O golpe militar brasileiro não foi um fato isolado da Guerra Fria na América Latina - AL -, eis que quase todos os países do continente passaram por situações análogas no período, sempre com um dos braços sendo os EUA visando impedir qualquer experiência de cunho socialista no "seu quintal", depois da Cuba de Fidel Castro (1926 - 2016) e Che Guevara (1928 - 1967). Só que os dois gaúchos que comandaram o Brasil nas últimas décadas, Getúlio Vargas (1882 - 1954) e João Goulart, eram estancieiros de São Borja, tão próximos do comunismo quanto Teixeirinha do heavy metal e Renato Portaluppi do Inter . Entretanto, eram tempos de paranoia política e ideológica, e o democrata Kennedy preferiu não arriscar. Somente no governo do também democrata Jimmy Carter (1924 - 99 anos), entre 1977 e 1981, é que os EUA influenciariam na abertura política na AL, o que fez a Ditadura Militar arrefecer no Brasil e preparou-se o terreno para a redemocratização, durante o governo do general João Figueiredo (1918 - 1999).

 

Em 2022, a articulação golpista militar tentada pelo ex-presidente de extrema-direita se deu em outro contexto mundial e gorou, mesmo que ele faça parte dos que invocam o fantasma do comunismo e da Guerra Fria no museu internacional da política, como o trumpismo estadunidense.

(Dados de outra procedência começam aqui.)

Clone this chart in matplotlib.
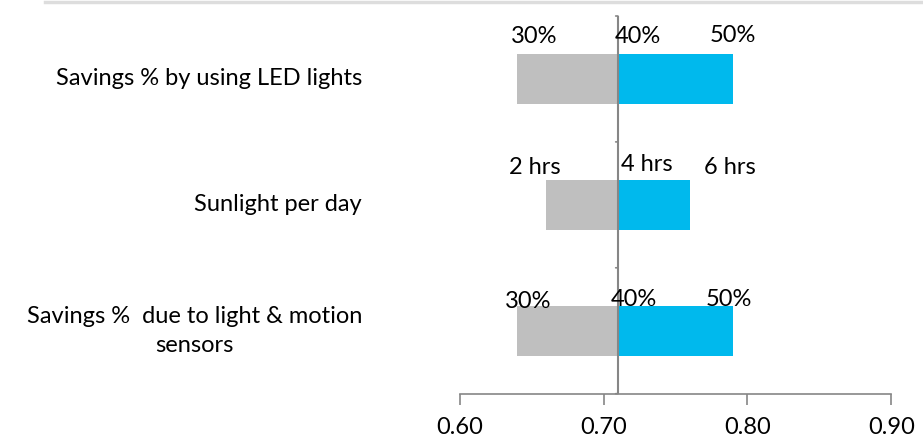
import matplotlib
matplotlib.use("Agg")
import matplotlib.pyplot as plt
from matplotlib.lines import Line2D

plt.rcParams['font.family'] = ['Lato', 'DejaVu Sans']

# Tornado chart: each factor swings around a base value
categories = ["Savings %  due to light & motion\nsensors",
              "Sunlight per day",
              "Savings % by using LED lights"]
base_value = 0.71
low_values = [0.64, 0.66, 0.64]
high_values = [0.79, 0.76, 0.79]
low_labels = ["30%", "2 hrs", "30%"]
mid_labels = ["40%", "4 hrs", "40%"]
high_labels = ["50%", "6 hrs", "50%"]
x_ticks = [0.60, 0.70, 0.80, 0.90]

GRAY = "#BFBFBF"
BLUE = "#00B9ED"
AXIS = "#868686"
FS = 17

fig = plt.figure(figsize=(9.23, 4.47), dpi=100)
ax = fig.add_axes([0.498, 0.1193, 0.4676, 0.8449])

ypos = list(range(len(categories)))
ax.barh(ypos, [lo - base_value for lo in low_values], left=base_value,
        height=0.4, color=GRAY, zorder=2)
ax.barh(ypos, [hi - base_value for hi in high_values], left=base_value,
        height=0.4, color=BLUE, zorder=2)

ax.set_xlim(0.60, 0.90)
ax.set_ylim(-0.5, len(categories) - 0.5)

# value axis along the bottom
ax.set_xticks(x_ticks)
ax.set_xticklabels([f"{t:.2f}" for t in x_ticks], fontsize=FS)
ax.tick_params(axis='x', direction='out', length=8, width=1.2, color=AXIS,
               pad=9)
for s in ['top', 'right', 'left']:
    ax.spines[s].set_visible(False)
ax.spines['bottom'].set_color(AXIS)
ax.spines['bottom'].set_linewidth(1.2)

# category axis crossing at the base value
ax.add_line(Line2D([base_value, base_value], [-0.5, len(categories) - 0.5],
                   color=AXIS, lw=1.5, zorder=3))
ax.set_yticks([])
for b in range(len(categories) + 1):
    ax.annotate("", xy=(base_value, b - 0.5), xycoords='data',
                xytext=(-5, 0), textcoords='offset pixels',
                arrowprops=dict(arrowstyle='-', color=AXIS, lw=1.2))

# category names to the left of the plot area
for y, name in zip(ypos, categories):
    ax.text(-0.226, y, name, transform=ax.get_yaxis_transform(),
            ha='right', va='center', multialignment='center', fontsize=FS,
            linespacing=1.45)

# swing labels
low_off = [(11, 29), (-11, 37), (17, 42)]
mid_off = [(16, 31), (29, 40), (20, 42)]
high_off = [(-4, 31), (40, 37), (0, 43)]
for i in ypos:
    ax.annotate(low_labels[i], (low_values[i], i), xytext=low_off[i],
                textcoords='offset pixels', ha='center', va='center',
                fontsize=FS)
    ax.annotate(mid_labels[i], (base_value, i), xytext=mid_off[i],
                textcoords='offset pixels', ha='center', va='center',
                fontsize=FS)
    ax.annotate(high_labels[i], (high_values[i], i), xytext=high_off[i],
                textcoords='offset pixels', ha='center', va='center',
                fontsize=FS)

# thin rule across the top of the figure
fig.add_artist(Line2D([45 / 923, 1.0], [1 - 1.5 / 447, 1 - 1.5 / 447],
                      transform=fig.transFigure, color="#DDDDDD", lw=2.5))

fig.savefig("out.png", dpi=100)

Aliás, é pertinente pensar, caso o republicano Donald Trump tivesse vencido as últimas eleições no Estados Unidos, se a intentona golpista de 8 de janeiro de 2023 não teria recebido seu apoio? Inclusive foi feita no mesmo dia da presepada turmpista no Capitólio, que aconteceu um ano antes! Só que foi o democrata John Biden quem venceu...

 

Agora, com a Guerra da Ucrânia e a disputa geopolítica e comercial China x EUA, mesmo com a URSS não mais existindo e a Rússia sendo um país agora capitalista, paira num ar um novo clima político análogo à Guerra Fria, sem o medo do fantasma comunista, mas com uma nova ordem mundial que separa EUA e União Europeia dos BRICS - grupo que inicialmente unia apenas Brasil, Rússia, Índia, China e África do Sul. Isso, por um lado, é ruim para o Brasil em termos políticos, pois se torna um dos mariscos da história; por outro, economicamente, estava sendo bom, pois o Brasil tem muito mais perspectivas de crescimento econômico no mundo globalizado dentro dos BRICS do que na sua historicamente desvantajosa e predatória relação com EUA e Europa. Na política, o Brasil perde porque sempre foi um país neutro na diplomacia mundial, com boas relações em ambos os blocos, tanto com Rússia e China quanto com EUA e França, por exemplo. Se for obrigado a "tomar partido", perderá muito, o que pode até abrir espaço para uma nova conspiração estrangeira por aqui, dependendo de quem for o próximo presidente eleito na terra do Tio Sam.

 

Voltando para o Brasil do presente e finalizando esse artigo, vimos que além dos militares legalistas do Exército e da Aeronáutica, que se colocaram contra a versão 2022 do golpe, várias forças políticas liberais de centro e de direita, setores do Judiciário, grupos religiosos, midiáticos e empresariais se colocaram contra a reeleição do então presidente no segundo turno presidencial em 2022 e reagiram a intentona golpista em 2023. Não apenas o mundo, mas o Brasil não estava mais em 1964. Que nunca mais esteja.